Rows from a dataset of charts and code:

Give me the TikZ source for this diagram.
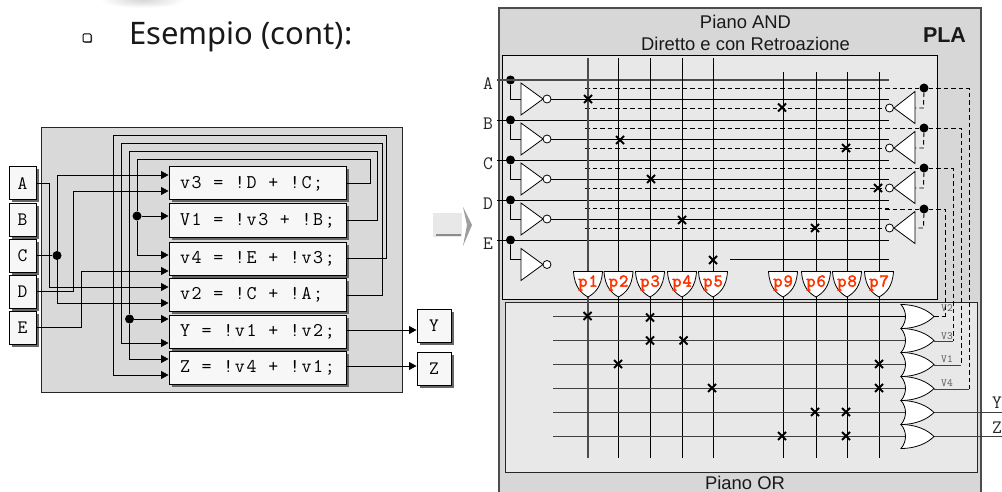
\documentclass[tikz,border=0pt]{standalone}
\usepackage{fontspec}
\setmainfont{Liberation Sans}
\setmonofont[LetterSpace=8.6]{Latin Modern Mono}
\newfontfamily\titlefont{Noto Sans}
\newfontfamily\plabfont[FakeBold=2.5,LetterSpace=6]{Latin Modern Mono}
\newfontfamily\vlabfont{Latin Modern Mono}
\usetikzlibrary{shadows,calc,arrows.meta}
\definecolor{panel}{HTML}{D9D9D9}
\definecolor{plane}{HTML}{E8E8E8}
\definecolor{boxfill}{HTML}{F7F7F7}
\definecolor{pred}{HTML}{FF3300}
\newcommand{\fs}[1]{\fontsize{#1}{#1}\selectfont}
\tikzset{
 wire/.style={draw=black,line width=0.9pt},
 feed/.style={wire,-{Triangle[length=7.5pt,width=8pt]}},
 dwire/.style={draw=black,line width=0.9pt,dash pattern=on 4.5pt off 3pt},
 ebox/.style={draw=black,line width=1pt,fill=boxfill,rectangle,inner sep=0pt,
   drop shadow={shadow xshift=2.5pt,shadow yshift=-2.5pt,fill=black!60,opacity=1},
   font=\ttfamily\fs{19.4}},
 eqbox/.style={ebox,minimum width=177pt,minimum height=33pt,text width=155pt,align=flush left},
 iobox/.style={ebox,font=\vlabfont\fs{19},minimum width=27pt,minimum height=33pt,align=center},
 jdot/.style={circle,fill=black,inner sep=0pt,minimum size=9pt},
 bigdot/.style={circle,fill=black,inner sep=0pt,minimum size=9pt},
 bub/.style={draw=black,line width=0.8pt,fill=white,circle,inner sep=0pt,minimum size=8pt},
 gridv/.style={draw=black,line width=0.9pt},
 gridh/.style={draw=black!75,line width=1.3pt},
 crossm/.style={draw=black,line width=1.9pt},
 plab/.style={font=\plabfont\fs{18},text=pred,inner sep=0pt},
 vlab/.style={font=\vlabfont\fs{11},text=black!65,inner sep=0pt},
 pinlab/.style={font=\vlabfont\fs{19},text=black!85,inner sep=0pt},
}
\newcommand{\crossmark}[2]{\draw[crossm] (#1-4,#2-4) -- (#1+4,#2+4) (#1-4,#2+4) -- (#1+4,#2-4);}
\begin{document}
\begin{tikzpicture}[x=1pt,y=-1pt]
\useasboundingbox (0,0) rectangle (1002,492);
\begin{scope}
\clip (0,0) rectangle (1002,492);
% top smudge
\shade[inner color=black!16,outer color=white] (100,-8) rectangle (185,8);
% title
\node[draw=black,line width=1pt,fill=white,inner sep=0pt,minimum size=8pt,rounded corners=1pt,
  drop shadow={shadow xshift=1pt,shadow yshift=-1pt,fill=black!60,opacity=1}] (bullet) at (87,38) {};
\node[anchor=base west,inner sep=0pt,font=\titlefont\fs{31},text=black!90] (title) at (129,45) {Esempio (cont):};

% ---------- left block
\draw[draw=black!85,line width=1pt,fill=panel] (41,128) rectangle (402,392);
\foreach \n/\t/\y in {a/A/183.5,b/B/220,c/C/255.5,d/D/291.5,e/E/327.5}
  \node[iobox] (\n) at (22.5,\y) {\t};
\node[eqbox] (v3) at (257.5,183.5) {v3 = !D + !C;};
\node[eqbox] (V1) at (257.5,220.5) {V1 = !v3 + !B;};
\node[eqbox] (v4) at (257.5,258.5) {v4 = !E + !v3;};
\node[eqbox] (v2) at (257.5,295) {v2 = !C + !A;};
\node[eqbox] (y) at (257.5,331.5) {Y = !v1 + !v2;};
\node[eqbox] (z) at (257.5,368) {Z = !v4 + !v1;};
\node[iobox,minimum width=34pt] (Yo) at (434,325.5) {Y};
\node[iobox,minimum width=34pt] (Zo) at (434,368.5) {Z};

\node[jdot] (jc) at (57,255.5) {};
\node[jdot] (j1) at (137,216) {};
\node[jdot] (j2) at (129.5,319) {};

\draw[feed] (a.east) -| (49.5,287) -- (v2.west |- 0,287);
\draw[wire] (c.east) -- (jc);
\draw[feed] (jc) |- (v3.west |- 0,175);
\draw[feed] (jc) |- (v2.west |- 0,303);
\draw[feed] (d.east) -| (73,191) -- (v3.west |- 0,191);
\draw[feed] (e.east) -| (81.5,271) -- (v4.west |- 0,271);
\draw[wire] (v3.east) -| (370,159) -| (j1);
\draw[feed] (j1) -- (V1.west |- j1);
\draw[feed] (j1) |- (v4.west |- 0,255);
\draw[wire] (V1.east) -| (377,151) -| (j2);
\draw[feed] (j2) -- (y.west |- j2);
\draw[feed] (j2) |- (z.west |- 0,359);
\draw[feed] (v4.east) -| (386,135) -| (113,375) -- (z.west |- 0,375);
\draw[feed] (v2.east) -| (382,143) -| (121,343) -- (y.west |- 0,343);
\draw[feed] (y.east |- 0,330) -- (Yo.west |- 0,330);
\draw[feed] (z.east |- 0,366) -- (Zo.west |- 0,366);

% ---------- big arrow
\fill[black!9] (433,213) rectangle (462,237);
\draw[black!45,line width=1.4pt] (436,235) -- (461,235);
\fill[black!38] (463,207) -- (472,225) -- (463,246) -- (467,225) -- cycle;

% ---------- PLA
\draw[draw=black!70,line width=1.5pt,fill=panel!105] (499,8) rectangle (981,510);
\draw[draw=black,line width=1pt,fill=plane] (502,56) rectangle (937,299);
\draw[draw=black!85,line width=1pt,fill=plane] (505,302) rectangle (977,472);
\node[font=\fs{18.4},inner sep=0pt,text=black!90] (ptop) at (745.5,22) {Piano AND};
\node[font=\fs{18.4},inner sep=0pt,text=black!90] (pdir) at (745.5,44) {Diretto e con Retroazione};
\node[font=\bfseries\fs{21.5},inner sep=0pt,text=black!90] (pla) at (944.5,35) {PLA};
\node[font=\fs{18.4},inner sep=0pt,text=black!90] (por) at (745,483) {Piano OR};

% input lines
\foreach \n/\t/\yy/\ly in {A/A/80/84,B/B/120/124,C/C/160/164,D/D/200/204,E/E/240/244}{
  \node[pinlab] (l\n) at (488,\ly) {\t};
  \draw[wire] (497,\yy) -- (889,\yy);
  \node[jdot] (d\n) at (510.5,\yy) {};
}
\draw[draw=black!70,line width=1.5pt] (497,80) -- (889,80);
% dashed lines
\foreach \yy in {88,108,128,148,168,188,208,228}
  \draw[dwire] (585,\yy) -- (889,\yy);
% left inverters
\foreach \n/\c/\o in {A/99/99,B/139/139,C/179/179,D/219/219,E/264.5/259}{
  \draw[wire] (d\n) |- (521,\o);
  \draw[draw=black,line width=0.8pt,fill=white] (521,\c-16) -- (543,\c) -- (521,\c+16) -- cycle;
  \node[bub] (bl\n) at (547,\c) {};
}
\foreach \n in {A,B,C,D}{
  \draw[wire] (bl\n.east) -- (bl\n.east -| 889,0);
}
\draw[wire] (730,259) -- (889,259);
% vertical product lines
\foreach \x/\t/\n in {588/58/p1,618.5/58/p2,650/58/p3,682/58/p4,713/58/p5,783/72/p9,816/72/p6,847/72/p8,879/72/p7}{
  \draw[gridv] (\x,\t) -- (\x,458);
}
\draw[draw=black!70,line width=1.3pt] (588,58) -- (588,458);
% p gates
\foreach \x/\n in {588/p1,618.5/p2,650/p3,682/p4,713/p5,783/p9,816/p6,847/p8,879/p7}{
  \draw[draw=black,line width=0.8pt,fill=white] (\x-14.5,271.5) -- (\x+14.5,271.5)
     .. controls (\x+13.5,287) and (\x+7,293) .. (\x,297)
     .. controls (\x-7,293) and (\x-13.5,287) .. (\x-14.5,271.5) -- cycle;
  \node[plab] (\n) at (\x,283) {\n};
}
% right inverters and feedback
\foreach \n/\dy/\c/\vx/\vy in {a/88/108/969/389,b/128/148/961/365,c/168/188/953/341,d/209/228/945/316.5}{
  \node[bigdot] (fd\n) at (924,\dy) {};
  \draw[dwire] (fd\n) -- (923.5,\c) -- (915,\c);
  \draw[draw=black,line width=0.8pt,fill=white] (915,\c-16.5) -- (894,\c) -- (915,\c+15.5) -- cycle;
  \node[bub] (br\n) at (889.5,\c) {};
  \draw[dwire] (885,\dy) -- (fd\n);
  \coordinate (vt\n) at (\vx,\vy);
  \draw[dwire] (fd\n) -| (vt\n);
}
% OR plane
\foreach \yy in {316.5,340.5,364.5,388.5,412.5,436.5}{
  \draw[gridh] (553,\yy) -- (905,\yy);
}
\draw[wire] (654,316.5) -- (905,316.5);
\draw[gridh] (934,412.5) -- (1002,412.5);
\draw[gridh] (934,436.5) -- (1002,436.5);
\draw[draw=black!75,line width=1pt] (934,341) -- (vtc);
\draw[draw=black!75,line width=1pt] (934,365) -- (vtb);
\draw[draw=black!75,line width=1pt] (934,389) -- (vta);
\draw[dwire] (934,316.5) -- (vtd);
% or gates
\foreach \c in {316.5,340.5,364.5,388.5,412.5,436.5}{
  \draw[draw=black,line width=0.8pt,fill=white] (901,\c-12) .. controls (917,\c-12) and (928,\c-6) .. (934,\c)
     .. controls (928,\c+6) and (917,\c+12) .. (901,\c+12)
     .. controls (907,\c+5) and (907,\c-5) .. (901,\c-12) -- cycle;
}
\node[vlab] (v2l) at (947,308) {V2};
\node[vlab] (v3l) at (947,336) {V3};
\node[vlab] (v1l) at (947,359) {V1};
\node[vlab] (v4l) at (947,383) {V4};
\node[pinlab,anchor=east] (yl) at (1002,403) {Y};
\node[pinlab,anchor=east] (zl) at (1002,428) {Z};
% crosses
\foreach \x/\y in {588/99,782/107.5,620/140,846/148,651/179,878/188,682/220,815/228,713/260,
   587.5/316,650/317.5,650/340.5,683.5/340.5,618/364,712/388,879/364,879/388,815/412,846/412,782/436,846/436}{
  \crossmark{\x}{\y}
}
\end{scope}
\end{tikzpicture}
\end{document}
---
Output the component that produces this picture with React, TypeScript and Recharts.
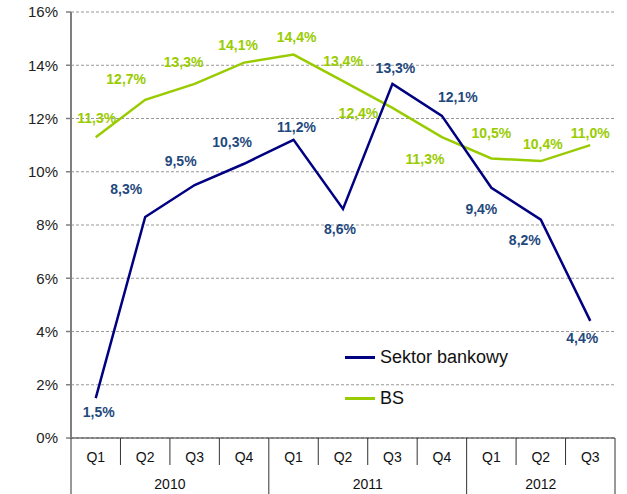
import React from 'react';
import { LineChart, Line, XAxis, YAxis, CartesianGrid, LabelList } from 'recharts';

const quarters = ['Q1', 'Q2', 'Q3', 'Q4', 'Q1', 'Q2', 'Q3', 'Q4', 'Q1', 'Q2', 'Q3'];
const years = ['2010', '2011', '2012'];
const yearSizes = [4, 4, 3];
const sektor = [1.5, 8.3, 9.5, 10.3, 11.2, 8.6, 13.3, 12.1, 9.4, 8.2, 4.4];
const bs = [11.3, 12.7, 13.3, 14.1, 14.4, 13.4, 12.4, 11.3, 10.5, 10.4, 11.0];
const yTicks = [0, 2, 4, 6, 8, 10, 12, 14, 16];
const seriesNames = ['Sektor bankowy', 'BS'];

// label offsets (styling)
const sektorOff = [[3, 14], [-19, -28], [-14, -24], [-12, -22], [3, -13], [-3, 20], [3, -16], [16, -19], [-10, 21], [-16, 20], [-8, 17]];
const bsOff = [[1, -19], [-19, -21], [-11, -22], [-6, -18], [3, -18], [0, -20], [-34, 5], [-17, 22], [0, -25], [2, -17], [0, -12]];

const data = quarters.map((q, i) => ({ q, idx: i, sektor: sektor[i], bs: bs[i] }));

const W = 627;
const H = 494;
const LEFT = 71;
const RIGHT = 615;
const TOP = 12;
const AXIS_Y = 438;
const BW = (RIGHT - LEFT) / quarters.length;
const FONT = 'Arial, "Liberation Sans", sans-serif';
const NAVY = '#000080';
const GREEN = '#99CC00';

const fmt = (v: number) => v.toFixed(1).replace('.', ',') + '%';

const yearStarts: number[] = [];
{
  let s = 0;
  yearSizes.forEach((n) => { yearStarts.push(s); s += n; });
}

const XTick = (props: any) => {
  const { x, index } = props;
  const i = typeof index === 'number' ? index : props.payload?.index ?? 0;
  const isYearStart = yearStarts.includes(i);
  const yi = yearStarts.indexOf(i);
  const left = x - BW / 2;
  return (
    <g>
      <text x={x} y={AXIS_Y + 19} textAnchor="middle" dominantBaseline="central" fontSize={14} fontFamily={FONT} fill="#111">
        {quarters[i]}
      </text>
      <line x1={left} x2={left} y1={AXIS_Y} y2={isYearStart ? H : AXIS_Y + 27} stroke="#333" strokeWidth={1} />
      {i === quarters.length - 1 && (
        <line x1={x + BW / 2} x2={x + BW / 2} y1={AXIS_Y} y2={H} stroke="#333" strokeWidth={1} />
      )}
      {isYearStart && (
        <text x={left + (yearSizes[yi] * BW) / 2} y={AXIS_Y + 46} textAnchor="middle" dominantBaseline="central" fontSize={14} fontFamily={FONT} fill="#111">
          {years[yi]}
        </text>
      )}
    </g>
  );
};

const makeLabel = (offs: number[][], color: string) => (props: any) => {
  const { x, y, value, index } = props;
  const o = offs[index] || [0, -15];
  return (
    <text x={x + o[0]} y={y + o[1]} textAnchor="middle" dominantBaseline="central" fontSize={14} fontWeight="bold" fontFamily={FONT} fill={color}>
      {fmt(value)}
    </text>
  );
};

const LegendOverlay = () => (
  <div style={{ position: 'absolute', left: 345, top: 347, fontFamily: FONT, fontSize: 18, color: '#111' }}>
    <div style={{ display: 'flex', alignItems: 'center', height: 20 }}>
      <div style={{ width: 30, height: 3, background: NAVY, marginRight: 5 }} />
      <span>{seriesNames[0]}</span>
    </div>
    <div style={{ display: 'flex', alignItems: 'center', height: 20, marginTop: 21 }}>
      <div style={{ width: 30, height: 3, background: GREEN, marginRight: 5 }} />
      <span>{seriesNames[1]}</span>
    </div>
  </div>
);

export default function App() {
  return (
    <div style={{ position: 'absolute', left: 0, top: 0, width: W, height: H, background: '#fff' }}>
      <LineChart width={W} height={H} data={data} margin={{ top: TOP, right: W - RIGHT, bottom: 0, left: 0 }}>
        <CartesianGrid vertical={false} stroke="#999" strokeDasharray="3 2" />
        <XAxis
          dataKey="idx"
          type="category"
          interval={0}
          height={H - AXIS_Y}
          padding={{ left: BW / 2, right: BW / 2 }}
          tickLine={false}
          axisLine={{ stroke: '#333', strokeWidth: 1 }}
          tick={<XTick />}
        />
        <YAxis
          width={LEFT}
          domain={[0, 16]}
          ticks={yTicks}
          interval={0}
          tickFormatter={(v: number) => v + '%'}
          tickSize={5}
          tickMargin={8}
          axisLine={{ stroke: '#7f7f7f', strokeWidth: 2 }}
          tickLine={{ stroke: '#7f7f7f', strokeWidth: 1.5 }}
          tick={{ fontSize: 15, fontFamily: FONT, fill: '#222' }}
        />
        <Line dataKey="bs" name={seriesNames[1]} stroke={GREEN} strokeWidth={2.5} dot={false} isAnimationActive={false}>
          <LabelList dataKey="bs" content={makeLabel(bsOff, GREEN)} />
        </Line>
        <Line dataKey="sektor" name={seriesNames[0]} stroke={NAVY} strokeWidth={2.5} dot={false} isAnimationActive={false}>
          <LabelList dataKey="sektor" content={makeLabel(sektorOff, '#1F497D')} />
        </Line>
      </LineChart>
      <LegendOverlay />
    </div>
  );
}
...
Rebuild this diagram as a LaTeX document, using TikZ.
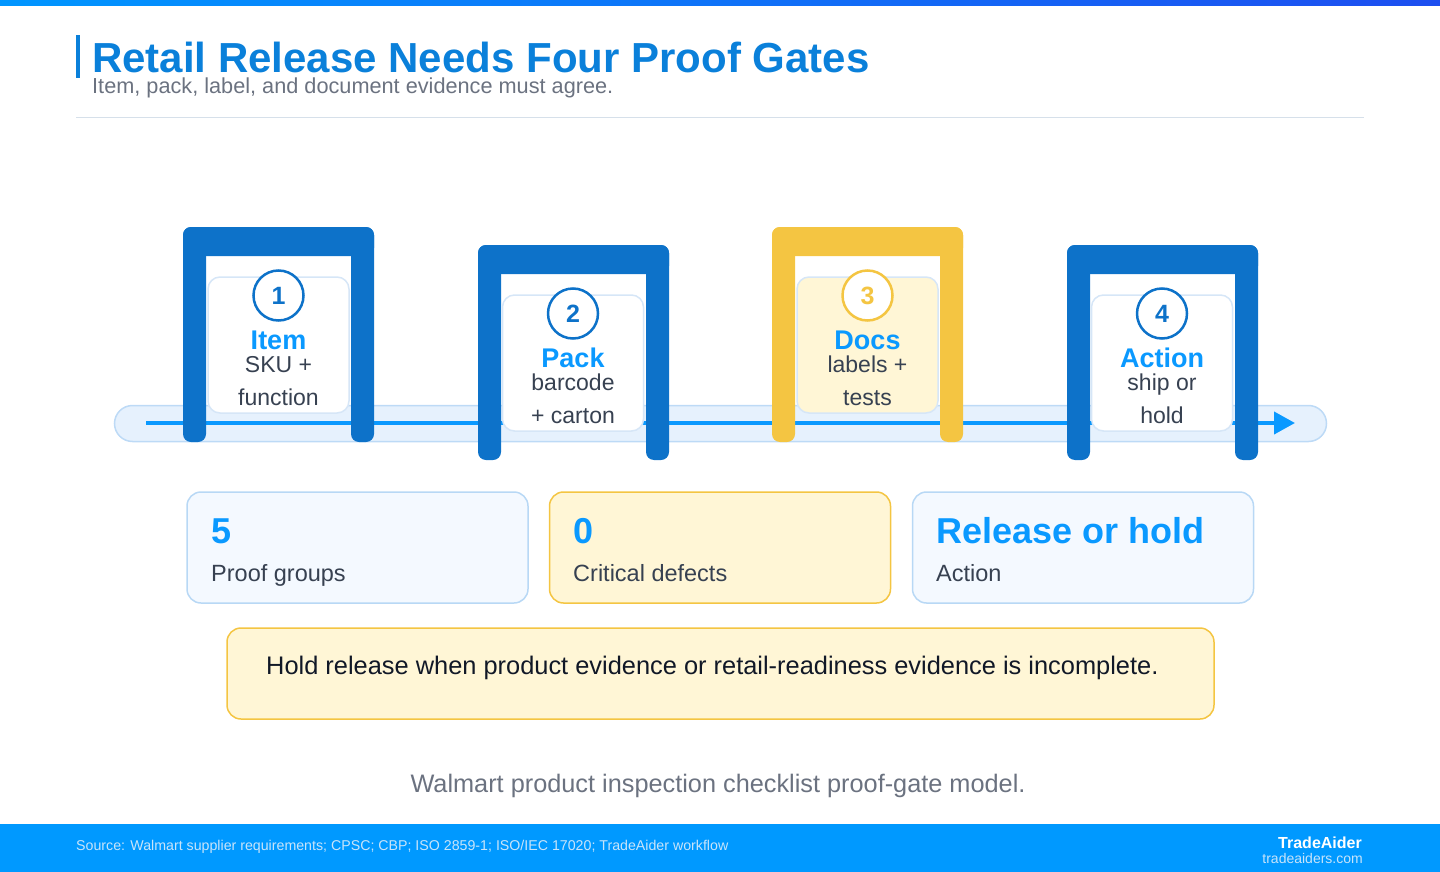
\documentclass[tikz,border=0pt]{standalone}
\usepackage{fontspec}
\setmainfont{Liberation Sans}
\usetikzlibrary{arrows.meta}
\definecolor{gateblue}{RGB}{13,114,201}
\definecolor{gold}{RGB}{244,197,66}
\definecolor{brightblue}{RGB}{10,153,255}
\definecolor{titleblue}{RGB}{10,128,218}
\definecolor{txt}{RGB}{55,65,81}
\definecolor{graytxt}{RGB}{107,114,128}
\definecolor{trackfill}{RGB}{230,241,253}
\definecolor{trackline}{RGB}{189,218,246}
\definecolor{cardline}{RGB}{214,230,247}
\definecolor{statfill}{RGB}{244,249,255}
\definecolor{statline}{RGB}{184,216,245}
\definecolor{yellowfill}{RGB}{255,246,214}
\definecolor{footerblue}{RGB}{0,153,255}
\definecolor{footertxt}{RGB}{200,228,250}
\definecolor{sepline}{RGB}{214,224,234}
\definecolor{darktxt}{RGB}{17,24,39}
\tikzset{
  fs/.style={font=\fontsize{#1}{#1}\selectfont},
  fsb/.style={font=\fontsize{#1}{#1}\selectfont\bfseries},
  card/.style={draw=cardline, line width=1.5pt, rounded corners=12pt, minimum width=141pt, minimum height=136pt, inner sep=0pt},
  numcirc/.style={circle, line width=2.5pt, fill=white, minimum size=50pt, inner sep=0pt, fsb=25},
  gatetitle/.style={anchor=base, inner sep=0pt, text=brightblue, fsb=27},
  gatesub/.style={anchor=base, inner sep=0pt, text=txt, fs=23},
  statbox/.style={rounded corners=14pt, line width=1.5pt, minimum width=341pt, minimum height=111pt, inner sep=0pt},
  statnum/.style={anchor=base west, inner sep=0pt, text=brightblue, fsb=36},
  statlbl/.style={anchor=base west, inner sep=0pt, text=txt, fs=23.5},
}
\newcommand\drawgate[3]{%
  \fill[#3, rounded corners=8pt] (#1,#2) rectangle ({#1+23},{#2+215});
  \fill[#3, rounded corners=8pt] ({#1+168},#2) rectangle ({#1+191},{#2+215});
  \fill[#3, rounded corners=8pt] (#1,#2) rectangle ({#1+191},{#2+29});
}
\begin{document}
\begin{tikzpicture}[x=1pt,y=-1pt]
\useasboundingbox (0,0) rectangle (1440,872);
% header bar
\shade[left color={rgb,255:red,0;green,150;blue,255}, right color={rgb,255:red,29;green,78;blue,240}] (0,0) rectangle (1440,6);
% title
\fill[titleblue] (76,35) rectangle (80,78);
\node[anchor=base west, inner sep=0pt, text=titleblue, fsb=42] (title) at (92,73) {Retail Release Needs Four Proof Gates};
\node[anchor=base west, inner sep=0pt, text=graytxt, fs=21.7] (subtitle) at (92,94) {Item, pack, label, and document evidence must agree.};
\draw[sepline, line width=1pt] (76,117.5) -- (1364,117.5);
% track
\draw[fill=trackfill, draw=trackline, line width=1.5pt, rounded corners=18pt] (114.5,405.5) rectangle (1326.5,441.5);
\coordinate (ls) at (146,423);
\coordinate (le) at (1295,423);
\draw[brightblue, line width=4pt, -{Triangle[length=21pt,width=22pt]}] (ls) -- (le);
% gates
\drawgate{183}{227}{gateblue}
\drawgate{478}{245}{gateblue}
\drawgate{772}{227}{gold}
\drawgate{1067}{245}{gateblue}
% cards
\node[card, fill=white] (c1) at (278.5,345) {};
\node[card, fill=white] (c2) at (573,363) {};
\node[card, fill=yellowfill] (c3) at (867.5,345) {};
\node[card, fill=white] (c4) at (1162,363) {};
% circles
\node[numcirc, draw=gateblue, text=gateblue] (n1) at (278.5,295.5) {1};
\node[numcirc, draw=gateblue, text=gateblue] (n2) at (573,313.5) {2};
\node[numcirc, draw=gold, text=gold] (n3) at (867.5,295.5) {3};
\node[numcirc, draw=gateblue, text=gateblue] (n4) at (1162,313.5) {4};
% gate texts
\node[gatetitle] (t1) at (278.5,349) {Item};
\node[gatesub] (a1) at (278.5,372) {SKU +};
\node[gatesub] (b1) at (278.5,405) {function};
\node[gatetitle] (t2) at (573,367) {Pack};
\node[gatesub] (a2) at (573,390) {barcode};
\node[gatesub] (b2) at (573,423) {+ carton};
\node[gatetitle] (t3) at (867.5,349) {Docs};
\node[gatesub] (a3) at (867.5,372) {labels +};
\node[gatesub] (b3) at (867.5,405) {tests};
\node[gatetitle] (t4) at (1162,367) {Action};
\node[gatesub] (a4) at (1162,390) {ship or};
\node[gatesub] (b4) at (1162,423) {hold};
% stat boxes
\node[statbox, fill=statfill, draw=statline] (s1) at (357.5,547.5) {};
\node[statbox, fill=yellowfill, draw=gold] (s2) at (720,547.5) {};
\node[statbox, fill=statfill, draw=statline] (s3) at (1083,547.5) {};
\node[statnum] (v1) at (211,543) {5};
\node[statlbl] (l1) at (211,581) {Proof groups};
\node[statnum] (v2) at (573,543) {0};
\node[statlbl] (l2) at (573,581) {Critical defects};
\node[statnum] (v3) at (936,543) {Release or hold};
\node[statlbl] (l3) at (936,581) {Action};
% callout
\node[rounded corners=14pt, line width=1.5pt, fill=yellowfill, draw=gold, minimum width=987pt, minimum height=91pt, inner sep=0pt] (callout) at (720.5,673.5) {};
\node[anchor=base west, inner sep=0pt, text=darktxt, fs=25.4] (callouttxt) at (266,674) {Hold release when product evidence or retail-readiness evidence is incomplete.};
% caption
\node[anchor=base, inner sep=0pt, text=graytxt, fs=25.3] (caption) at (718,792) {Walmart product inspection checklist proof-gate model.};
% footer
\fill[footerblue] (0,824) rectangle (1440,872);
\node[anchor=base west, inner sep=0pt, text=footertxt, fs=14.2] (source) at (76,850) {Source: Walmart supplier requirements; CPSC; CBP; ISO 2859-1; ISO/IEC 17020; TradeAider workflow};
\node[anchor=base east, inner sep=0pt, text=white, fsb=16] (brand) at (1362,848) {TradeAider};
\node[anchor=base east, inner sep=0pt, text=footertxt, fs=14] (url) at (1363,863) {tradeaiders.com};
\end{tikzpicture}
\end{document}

Instructions for the task =>
Work out how many lines in the records above hold the string "React", then give only that count.

Response =>
2